═══ Stored records ═══

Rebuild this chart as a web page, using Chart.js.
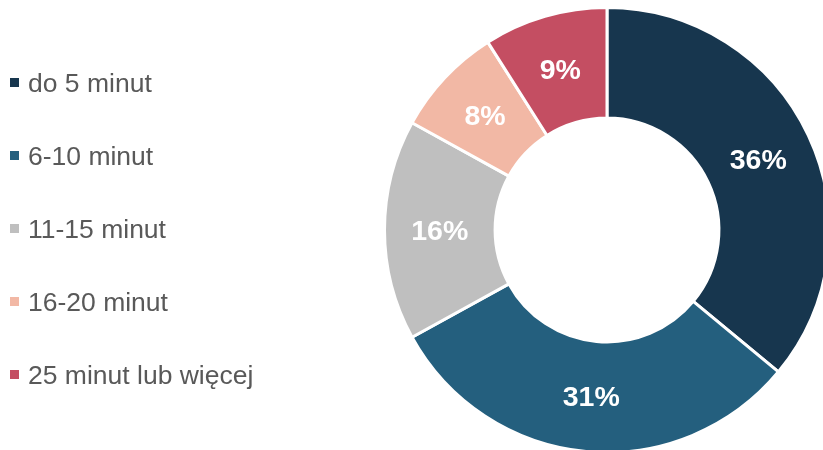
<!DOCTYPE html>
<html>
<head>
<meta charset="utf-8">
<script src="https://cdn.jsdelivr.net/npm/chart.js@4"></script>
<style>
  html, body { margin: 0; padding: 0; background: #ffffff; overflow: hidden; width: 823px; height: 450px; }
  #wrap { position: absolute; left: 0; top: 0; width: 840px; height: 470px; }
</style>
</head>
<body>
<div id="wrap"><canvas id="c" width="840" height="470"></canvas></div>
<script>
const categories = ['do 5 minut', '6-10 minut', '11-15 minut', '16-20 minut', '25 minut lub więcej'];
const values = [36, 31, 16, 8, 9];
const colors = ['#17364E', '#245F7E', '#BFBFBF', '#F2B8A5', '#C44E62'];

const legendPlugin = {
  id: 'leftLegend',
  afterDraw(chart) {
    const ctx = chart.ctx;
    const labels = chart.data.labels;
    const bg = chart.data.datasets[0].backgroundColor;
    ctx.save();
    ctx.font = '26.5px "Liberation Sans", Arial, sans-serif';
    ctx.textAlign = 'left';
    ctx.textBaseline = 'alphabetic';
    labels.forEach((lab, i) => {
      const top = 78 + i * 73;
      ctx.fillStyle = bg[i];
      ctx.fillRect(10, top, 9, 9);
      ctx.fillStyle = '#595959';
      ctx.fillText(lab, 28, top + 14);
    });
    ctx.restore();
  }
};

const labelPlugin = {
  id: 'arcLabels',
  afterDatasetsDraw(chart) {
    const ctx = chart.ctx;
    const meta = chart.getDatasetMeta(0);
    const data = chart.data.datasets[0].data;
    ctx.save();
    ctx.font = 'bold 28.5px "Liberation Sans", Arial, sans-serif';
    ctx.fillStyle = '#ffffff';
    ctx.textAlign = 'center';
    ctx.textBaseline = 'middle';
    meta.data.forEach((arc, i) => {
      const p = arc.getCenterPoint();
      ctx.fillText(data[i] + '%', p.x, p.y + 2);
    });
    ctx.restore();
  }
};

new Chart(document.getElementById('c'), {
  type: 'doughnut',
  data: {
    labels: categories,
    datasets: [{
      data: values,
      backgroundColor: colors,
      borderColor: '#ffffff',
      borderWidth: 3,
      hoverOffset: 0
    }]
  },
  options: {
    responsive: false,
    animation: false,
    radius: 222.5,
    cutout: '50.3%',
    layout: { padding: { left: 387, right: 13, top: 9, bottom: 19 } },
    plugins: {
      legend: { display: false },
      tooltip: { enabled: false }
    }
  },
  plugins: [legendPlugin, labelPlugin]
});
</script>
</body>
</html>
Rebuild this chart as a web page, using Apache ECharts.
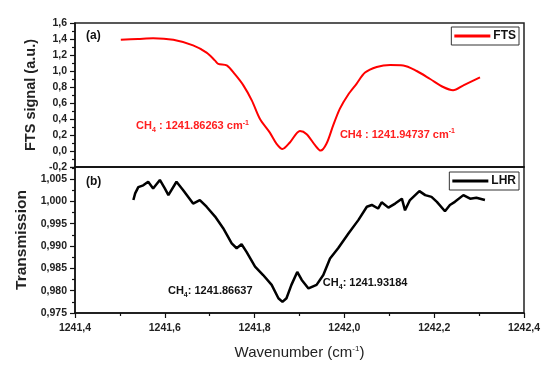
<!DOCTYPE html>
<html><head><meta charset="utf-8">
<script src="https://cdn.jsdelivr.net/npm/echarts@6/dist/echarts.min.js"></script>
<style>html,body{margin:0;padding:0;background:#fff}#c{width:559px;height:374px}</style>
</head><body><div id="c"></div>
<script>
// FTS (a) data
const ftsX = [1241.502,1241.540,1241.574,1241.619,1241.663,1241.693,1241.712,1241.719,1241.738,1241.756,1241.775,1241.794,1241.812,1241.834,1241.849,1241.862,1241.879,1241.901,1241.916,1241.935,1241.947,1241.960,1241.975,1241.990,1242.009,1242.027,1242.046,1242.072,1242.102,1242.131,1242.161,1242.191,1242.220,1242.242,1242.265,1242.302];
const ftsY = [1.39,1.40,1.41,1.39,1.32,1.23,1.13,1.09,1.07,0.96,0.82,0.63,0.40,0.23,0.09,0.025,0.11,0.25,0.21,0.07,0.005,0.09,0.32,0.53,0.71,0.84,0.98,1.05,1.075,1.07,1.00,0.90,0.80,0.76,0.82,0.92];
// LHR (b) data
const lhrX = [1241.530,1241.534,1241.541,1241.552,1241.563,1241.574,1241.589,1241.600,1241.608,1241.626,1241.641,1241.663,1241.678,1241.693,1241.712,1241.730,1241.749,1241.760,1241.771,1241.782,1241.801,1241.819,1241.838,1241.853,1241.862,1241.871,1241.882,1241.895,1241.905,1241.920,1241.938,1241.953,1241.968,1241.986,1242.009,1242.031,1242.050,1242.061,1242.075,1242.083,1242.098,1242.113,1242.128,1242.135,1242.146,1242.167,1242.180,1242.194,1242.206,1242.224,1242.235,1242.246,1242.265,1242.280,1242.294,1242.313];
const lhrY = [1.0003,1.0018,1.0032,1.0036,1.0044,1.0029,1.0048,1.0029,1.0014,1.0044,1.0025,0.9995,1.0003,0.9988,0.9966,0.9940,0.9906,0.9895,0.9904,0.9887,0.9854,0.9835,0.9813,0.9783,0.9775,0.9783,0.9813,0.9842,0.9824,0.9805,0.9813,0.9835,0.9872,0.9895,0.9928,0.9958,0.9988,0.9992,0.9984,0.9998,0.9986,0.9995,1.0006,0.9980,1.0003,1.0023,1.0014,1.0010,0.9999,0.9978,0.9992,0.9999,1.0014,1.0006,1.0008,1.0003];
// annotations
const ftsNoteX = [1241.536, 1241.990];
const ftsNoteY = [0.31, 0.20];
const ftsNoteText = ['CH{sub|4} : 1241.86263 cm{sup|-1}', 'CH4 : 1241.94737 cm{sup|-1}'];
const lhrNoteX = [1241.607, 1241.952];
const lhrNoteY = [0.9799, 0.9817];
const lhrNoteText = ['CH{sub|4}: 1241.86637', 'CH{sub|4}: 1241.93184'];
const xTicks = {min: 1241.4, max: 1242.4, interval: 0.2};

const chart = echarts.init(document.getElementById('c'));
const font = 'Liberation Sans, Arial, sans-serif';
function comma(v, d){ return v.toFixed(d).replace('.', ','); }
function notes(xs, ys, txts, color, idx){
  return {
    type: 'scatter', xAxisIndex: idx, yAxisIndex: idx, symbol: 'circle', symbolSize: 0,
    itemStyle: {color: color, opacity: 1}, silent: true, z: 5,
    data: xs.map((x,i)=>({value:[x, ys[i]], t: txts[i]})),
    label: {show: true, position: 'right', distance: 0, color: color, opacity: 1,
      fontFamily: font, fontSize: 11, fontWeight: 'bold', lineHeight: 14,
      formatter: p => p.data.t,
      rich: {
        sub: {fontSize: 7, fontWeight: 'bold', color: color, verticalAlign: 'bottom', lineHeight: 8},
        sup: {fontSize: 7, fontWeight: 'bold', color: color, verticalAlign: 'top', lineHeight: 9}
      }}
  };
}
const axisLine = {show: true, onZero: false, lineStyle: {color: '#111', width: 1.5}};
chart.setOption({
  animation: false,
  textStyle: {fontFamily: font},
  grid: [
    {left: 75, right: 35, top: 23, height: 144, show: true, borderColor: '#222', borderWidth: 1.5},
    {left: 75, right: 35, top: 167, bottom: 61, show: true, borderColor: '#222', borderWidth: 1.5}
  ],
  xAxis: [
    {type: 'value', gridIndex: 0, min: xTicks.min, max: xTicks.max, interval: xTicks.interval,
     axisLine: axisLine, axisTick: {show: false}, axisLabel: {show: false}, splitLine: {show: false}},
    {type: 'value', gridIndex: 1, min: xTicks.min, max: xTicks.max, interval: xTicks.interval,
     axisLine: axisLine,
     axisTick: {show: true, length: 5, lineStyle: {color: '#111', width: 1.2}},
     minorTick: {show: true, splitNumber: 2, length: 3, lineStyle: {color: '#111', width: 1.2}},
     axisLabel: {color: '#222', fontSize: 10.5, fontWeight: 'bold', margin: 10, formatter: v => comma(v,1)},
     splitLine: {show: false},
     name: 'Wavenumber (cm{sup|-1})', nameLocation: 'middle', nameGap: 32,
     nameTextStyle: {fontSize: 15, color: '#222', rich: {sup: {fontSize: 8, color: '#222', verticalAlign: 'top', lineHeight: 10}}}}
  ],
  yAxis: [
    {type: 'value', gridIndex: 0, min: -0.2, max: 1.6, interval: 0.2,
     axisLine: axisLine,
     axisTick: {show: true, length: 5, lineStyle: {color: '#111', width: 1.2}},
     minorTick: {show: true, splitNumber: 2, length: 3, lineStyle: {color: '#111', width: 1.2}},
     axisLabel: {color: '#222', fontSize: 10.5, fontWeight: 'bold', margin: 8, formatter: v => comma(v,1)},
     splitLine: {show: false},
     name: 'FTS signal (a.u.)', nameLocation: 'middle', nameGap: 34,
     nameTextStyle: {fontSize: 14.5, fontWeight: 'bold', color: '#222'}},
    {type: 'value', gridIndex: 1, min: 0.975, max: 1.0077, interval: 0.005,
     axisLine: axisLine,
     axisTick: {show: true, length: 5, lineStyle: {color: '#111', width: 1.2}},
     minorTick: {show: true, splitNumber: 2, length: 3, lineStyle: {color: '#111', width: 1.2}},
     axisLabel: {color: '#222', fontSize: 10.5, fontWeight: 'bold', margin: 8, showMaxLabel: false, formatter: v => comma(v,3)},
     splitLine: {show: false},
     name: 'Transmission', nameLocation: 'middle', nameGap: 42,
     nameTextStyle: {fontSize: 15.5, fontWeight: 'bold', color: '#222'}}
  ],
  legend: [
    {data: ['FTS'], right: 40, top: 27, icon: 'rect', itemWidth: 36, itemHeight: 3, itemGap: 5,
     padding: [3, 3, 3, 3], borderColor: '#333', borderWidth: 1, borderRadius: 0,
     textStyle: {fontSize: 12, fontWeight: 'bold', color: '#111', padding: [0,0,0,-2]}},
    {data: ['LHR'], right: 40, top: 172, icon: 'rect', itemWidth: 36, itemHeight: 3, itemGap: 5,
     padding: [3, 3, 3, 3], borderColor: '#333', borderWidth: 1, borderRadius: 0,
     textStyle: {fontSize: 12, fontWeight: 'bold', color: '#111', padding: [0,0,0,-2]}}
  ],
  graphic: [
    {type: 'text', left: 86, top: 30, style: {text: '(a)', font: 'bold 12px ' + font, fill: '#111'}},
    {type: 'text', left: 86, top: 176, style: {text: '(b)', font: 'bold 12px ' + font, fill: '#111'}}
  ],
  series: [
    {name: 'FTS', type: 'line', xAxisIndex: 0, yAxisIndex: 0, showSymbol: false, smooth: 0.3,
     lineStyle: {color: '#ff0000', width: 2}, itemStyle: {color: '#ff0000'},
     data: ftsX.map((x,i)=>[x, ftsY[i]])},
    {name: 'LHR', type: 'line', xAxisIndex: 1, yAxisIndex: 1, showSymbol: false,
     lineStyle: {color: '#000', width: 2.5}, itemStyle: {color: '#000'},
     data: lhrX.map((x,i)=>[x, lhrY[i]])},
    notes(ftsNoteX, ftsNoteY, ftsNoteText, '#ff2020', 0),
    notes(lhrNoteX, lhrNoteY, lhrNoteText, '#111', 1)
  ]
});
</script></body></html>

═══

(Do this) Copy out every line from the records that has the word "using".

(Exercise output)
Rebuild this chart as a web page, using Chart.js.
Rebuild this chart as a web page, using Apache ECharts.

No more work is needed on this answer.